# DIRECTION:
In the data, extract each line that holds the string "Python".

* Start LISTED ENTRIES *

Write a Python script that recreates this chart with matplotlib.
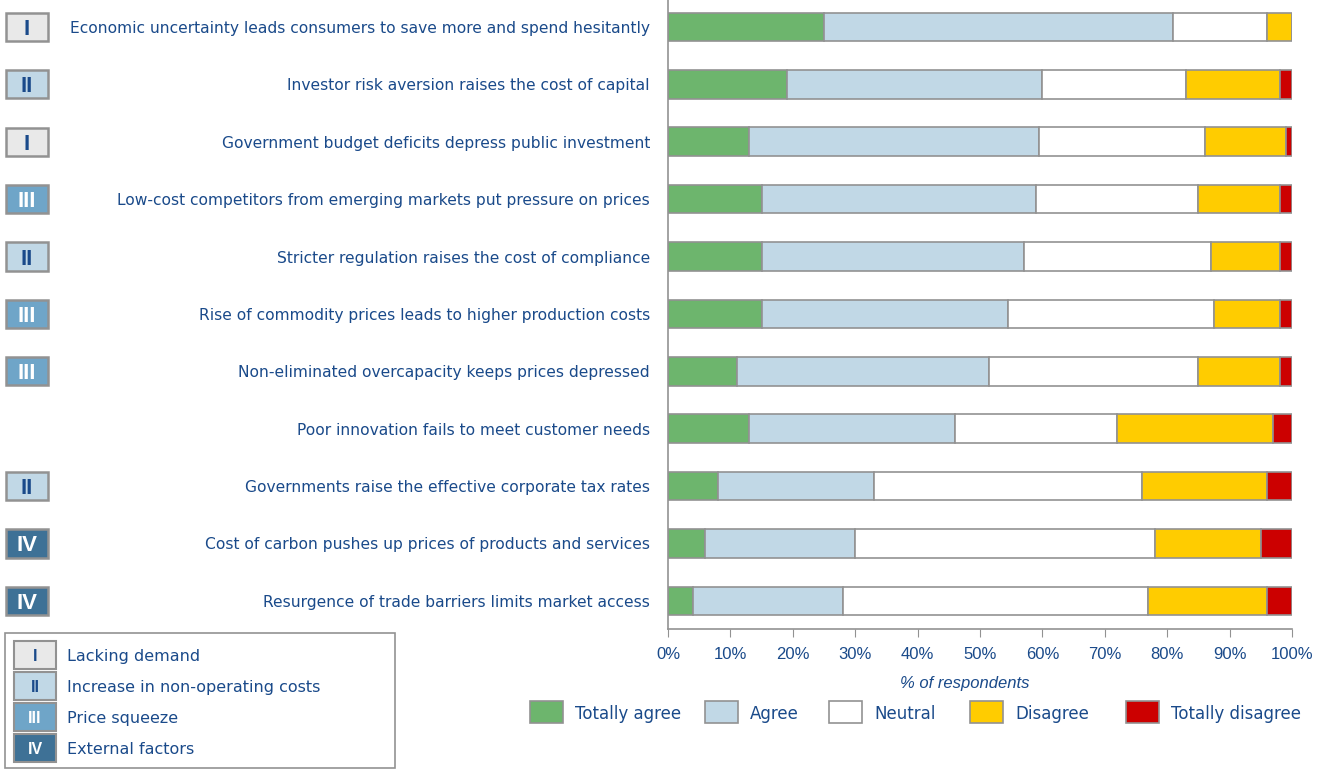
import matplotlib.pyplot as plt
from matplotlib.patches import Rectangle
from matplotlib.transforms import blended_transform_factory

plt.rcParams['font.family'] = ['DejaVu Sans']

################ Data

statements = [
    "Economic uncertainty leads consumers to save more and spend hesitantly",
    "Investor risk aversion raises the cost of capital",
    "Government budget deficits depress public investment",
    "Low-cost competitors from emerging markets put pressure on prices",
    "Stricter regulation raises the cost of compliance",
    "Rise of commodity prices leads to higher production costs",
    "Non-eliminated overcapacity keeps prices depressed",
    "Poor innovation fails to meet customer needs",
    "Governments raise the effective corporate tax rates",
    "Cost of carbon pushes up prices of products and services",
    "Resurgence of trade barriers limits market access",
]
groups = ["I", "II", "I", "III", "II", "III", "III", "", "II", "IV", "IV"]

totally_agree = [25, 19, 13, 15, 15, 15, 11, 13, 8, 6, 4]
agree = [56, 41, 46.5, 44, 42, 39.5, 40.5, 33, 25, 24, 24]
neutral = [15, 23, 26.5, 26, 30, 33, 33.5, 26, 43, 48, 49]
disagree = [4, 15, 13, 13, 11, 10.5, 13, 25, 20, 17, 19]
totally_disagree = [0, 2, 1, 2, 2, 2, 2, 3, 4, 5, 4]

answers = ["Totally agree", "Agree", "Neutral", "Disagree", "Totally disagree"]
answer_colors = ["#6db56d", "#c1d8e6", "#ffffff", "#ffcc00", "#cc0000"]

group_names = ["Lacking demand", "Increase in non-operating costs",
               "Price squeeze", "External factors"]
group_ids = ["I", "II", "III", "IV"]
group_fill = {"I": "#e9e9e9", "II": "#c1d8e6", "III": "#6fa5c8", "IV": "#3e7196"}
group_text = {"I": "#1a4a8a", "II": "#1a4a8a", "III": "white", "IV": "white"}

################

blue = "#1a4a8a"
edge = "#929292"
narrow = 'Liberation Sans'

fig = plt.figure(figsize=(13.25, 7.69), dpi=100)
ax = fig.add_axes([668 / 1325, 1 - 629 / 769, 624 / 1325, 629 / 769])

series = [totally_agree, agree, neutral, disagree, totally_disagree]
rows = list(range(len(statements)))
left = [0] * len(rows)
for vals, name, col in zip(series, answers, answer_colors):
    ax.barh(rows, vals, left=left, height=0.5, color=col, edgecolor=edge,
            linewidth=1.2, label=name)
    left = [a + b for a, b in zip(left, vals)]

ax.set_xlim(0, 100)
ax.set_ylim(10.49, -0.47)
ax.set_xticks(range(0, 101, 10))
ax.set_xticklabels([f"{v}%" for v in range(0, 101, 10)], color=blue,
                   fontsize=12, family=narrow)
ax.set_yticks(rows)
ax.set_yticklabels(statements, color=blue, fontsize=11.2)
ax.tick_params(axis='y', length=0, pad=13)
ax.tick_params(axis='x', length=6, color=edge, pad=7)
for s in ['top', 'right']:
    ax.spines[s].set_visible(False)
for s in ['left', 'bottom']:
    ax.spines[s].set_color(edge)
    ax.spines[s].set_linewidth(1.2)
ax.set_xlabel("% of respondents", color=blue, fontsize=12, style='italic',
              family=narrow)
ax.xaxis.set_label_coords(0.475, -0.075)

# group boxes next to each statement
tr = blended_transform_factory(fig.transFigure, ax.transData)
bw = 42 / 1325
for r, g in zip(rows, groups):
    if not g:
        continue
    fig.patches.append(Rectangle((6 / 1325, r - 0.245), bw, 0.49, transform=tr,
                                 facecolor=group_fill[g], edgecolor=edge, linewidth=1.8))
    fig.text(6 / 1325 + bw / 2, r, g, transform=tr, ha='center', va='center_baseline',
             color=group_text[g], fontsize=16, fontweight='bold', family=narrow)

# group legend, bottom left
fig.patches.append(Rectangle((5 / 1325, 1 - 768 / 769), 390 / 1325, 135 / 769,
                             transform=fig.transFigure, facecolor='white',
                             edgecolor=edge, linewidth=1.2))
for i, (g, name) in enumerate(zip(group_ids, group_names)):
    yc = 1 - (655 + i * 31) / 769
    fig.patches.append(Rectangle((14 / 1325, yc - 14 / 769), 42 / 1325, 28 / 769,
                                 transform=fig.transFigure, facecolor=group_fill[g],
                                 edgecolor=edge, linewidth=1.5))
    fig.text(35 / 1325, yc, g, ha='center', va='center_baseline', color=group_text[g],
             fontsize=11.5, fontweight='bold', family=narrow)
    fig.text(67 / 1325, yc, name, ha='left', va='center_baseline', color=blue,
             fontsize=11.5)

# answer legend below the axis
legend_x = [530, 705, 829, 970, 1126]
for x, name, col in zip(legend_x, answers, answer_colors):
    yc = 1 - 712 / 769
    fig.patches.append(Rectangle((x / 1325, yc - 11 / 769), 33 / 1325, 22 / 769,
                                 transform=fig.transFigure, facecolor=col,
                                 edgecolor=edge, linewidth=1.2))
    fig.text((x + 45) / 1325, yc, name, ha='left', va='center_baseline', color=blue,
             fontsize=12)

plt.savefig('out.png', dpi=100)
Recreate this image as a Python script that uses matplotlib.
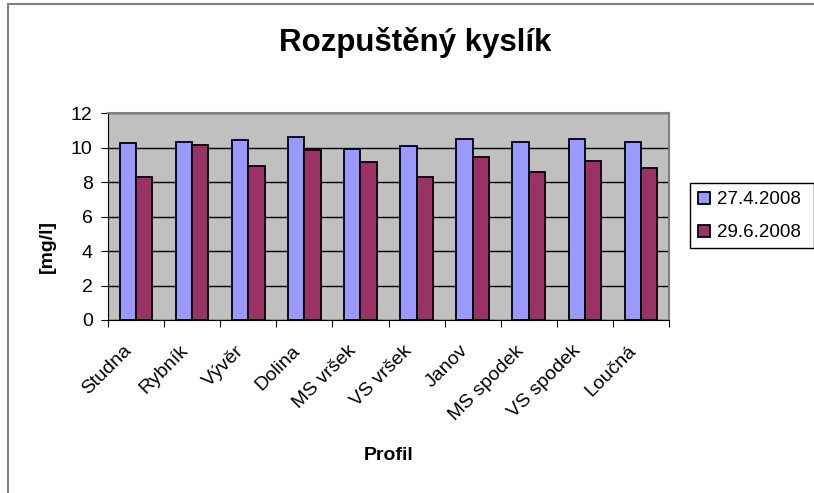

* End LISTED ENTRIES *

# EXPECTED ANSWER:
Write a Python script that recreates this chart with matplotlib.
Recreate this image as a Python script that uses matplotlib.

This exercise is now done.